**Aim of the exercise**
Word for word, quote the lines from the one containing "Give me the HTML source for this page." to the end of the entries below, including both. Leave pictures out.
==*==
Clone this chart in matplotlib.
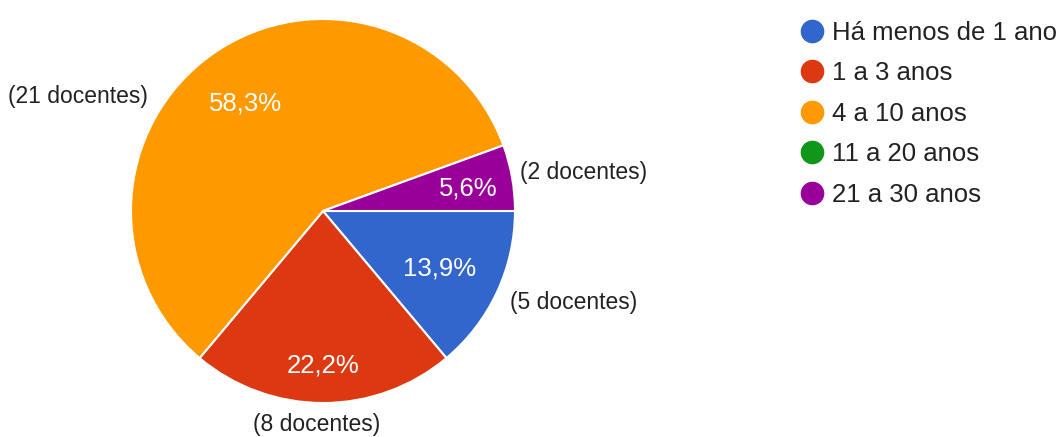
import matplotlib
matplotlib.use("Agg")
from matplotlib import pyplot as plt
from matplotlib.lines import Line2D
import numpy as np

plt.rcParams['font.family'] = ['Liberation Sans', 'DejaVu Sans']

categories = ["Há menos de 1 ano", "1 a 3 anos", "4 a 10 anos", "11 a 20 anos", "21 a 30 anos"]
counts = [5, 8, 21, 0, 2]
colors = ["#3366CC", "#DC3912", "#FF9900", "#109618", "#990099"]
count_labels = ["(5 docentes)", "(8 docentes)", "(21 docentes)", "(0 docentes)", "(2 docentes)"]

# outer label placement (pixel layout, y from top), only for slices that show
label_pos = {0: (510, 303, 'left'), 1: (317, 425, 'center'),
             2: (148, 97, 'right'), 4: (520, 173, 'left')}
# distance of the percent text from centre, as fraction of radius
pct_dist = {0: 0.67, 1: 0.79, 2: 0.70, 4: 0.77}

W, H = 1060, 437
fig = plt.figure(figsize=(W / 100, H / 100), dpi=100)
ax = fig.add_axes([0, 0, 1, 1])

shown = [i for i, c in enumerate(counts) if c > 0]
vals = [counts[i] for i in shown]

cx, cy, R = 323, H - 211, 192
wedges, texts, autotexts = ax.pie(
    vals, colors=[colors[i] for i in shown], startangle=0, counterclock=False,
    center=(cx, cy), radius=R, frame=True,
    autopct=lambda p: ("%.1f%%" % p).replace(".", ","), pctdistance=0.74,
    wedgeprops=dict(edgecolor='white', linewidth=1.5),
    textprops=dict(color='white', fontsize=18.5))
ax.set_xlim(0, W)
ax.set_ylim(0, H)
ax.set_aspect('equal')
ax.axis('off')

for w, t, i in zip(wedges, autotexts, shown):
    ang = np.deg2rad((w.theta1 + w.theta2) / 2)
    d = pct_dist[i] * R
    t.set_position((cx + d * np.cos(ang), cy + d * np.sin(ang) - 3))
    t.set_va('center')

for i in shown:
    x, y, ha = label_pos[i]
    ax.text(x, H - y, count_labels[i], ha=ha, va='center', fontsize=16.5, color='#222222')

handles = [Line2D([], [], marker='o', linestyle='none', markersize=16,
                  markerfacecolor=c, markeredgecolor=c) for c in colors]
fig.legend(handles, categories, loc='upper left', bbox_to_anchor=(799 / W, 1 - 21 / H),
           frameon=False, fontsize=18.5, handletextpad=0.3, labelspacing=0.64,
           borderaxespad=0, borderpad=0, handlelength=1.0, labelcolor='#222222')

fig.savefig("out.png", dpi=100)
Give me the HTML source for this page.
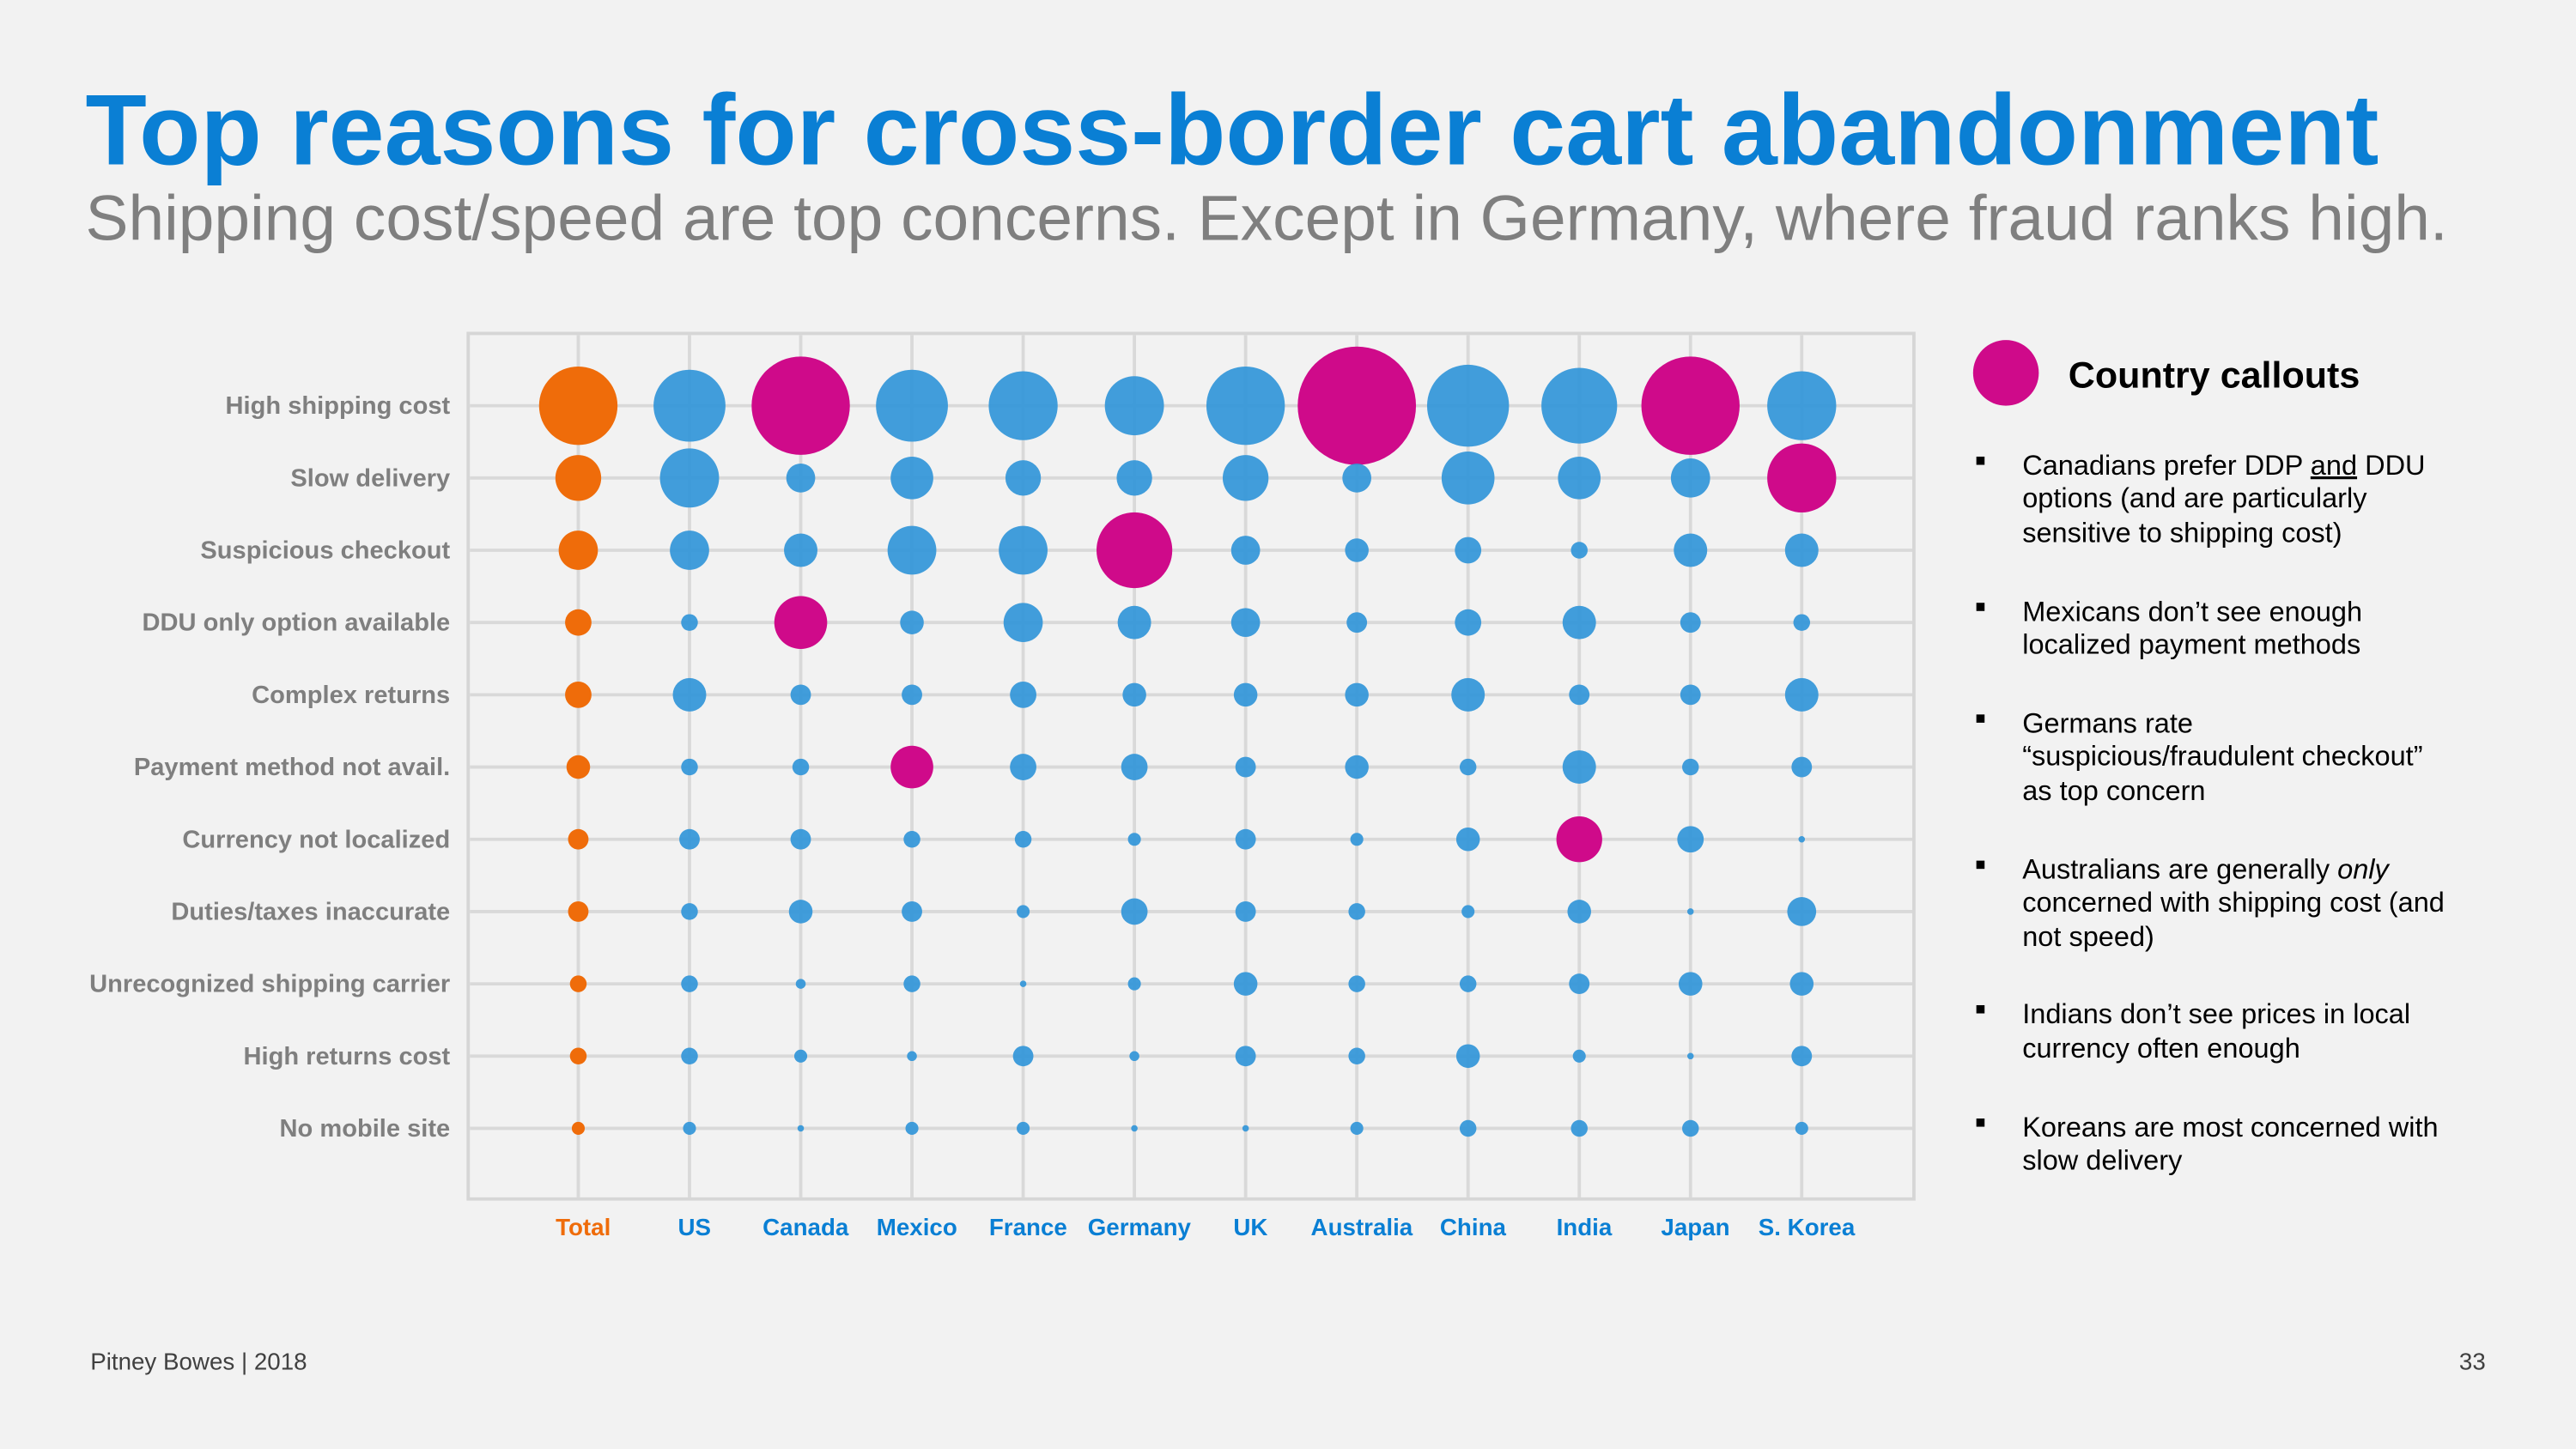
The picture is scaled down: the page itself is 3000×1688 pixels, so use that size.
==*==
**Task result**
Give me the HTML source for this page.
The picture is scaled down: the page itself is 3000×1688 pixels, so use that size.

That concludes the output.